Between Desert Storm and Iraqi Freedom: U.S. Army Operations in the Middle East, 1991-2001
W latach 1991-2001 armia amerykańska powstrzymywała iracką agresję i utrzymywała wysokie tempo operacji, pomimo dekady redukcji i konsolidacji. Nawet gdy liczba personelu armii spadła do najniższego poziomu od 1940 roku, a służba zmniejszyła liczbę dywizji w służbie czynnej z osiemnastu do dziesięciu, potencjał wojny na Bliskim Wschodzie utrzymywał się.
Amerykańskie wojsko zostało zmuszone do utrzymania skromnej obecności i rozwinęło zdolność do szybkiego rozmieszczania wojsk w regionie. Armia wielokrotnie wysyłała brygady do Kuwejtu, aby służyły jako siły odstraszające, chociaż w okresie międzywojennym nie doszło do walk między amerykańskimi i irackimi jednostkami naziemnymi. Pod koniec dekady Irak zachował zdolność do grożenia swoim sąsiadom bronią konwencjonalną, a obawy o jego nielegalne programy zbrojeniowe utrzymywały się.
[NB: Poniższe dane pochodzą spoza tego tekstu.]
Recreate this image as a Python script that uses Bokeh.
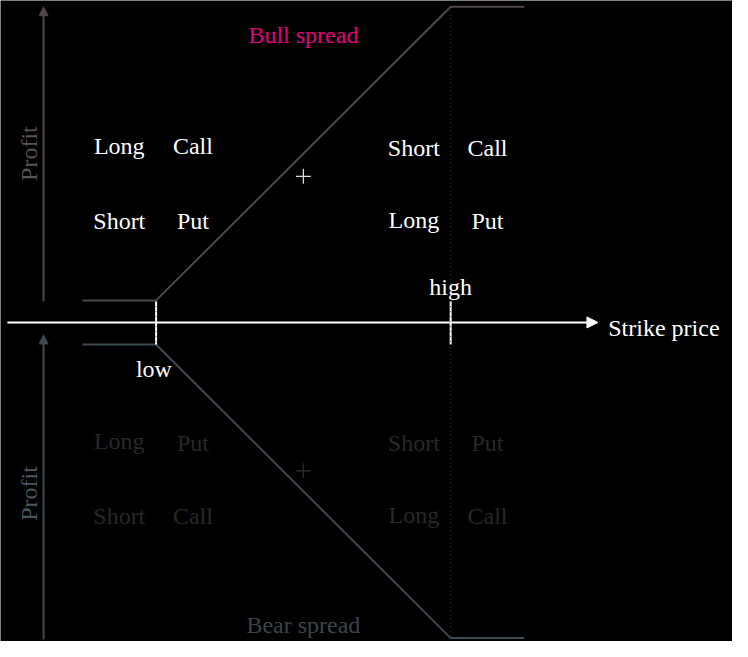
import re
import math
from bokeh.plotting import figure
from bokeh.models import Range1d, Arrow, NormalHead, ColumnDataSource
from bokeh.embed import file_html
from bokeh.resources import INLINE
from bokeh.core.properties import value

FONT = "Liberation Serif"

# ---- data (conceptual units: strike on x, profit on y) ----
strike_low = 2.0
strike_high = 6.0
strike_labels = ["low", "high"]

payoff_x = [1.0, 2.0, 6.0, 7.0]
bull_profit = [0.3, 0.3, 4.3, 4.3]
bear_profit = [-0.3, -0.3, -4.3, -4.3]

axis_x_start, axis_x_end = -0.02, 8.0

# legs of each spread (left pair of columns: below low strike, right pair: above high strike)
col_pos = [1.5, 2.5, 5.5, 6.5]
bull_words = ["Long", "Call", "Short", "Put", "Short", "Call", "Long", "Put"]
bear_words = ["Long", "Put", "Short", "Call", "Short", "Put", "Long", "Call"]

W, H = 732, 641
p = figure(width=W, height=H, output_backend="svg", toolbar_location=None,
           x_range=Range1d(-0.113, 9.827), y_range=Range1d(-4.346, 4.385),
           x_axis_type=None, y_axis_type=None, min_border=0,
           background_fill_color="#000000", border_fill_color="#000000",
           outline_line_color=None)
p.grid.visible = False

BULL_C = "#4f4749"
BEAR_C = "#3e4a52"

# vertical dotted line at high strike
p.line([strike_high, strike_high], [4.3, -4.3], line_color="#3a3a3a",
       line_width=1, line_dash="1 3")

# payoff lines
p.line(payoff_x, bull_profit, line_color=BULL_C, line_width=2)
p.line(payoff_x, bear_profit, line_color=BEAR_C, line_width=2)

# strike axis arrow
p.add_layout(Arrow(x_start=axis_x_start, y_start=0, x_end=axis_x_end, y_end=0,
                   line_color="#ffffff", line_width=2,
                   end=NormalHead(size=11, fill_color="#ffffff", line_color="#ffffff")))

# profit arrows
p.add_layout(Arrow(x_start=0.472, y_start=0.29, x_end=0.472, y_end=4.3,
                   line_color=BULL_C, line_width=2,
                   end=NormalHead(size=9, fill_color=BULL_C, line_color=BULL_C)))
p.add_layout(Arrow(x_start=0.472, y_start=-4.32, x_end=0.472, y_end=-0.17,
                   line_color=BEAR_C, line_width=2,
                   end=NormalHead(size=9, fill_color=BEAR_C, line_color=BEAR_C)))

# strike ticks
for s in [strike_low, strike_high]:
    p.line([s, s], [0.29, -0.3], line_color="#ffffff", line_width=2)
    p.line([s, s], [0.29, -0.3], line_color="#555555", line_width=1, line_dash="1 4")

def txt(x, y, t, color, size="24px", align="center", baseline="alphabetic", angle=0.0):
    p.text(x=[x], y=[y], text=[t], text_color=color, text_font=value(FONT),
           text_font_size=size, text_align=align, text_baseline=baseline, angle=angle)

cols_order = [col_pos[0], col_pos[1], col_pos[0], col_pos[1],
              col_pos[2], col_pos[3], col_pos[2], col_pos[3]]
rows_up = [2.40, 2.40, 1.38, 1.38, 2.38, 2.38, 1.40, 1.38]
rows_dn = [-1.62, -1.64, -2.63, -2.64, -1.64, -1.64, -2.62, -2.64]
src_up = ColumnDataSource(dict(x=cols_order, y=rows_up, t=bull_words))
src_dn = ColumnDataSource(dict(x=cols_order, y=rows_dn, t=bear_words))
p.text(x="x", y="y", text="t", source=src_up, text_color="#ffffff", text_font=value(FONT),
       text_font_size="24px", text_align="center", text_baseline="alphabetic")
p.text(x="x", y="y", text="t", source=src_dn, text_color="#282828", text_font=value(FONT),
       text_font_size="24px", text_align="center", text_baseline="alphabetic")

# "+" markers on the sloped segments
p.scatter([4.0], [1.99], marker="cross", size=15, line_color="#d8d8d8", line_width=1.3)
p.scatter([4.0], [-2.02], marker="cross", size=15, line_color="#2a2a2a", line_width=1.3)

txt(4.0, 3.92, "Bull spread", "#e5007d")
txt(4.0, -4.12, "Bear spread", "#3a444b")

txt(strike_high, 0.478, strike_labels[1], "#ffffff")
txt(1.97, -0.638, strike_labels[0], "#ffffff")

txt(8.14, -0.08, "Strike price", "#ffffff", align="left")

txt(0.27, 2.30, "Profit", "#5b5254", baseline="middle", angle=math.pi / 2)
txt(0.27, -2.33, "Profit", "#4a5760", baseline="middle", angle=math.pi / 2)

html = file_html(p, INLINE)
html = re.sub(r"<body[^>]*>", '<body style="margin:8px;background-color:#000000;">', html, count=1)
open("out.html", "w").write(html)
Aby przeciwdziałać tym dwóm zagrożeniom, społeczność międzynarodowa stosowała kombinację sankcji gospodarczych i inspekcji broni, podczas gdy Stany Zjednoczone i ich sojusznicy stosowali presję militarną. Kiedy Stany Zjednoczone obaliły Saddama Husajna w 2003 roku, były w stanie to zrobić dzięki nowym zdolnościom projekcji siły, które armia rozwinęła między Pustynną Burzą a Iracką Wolnością.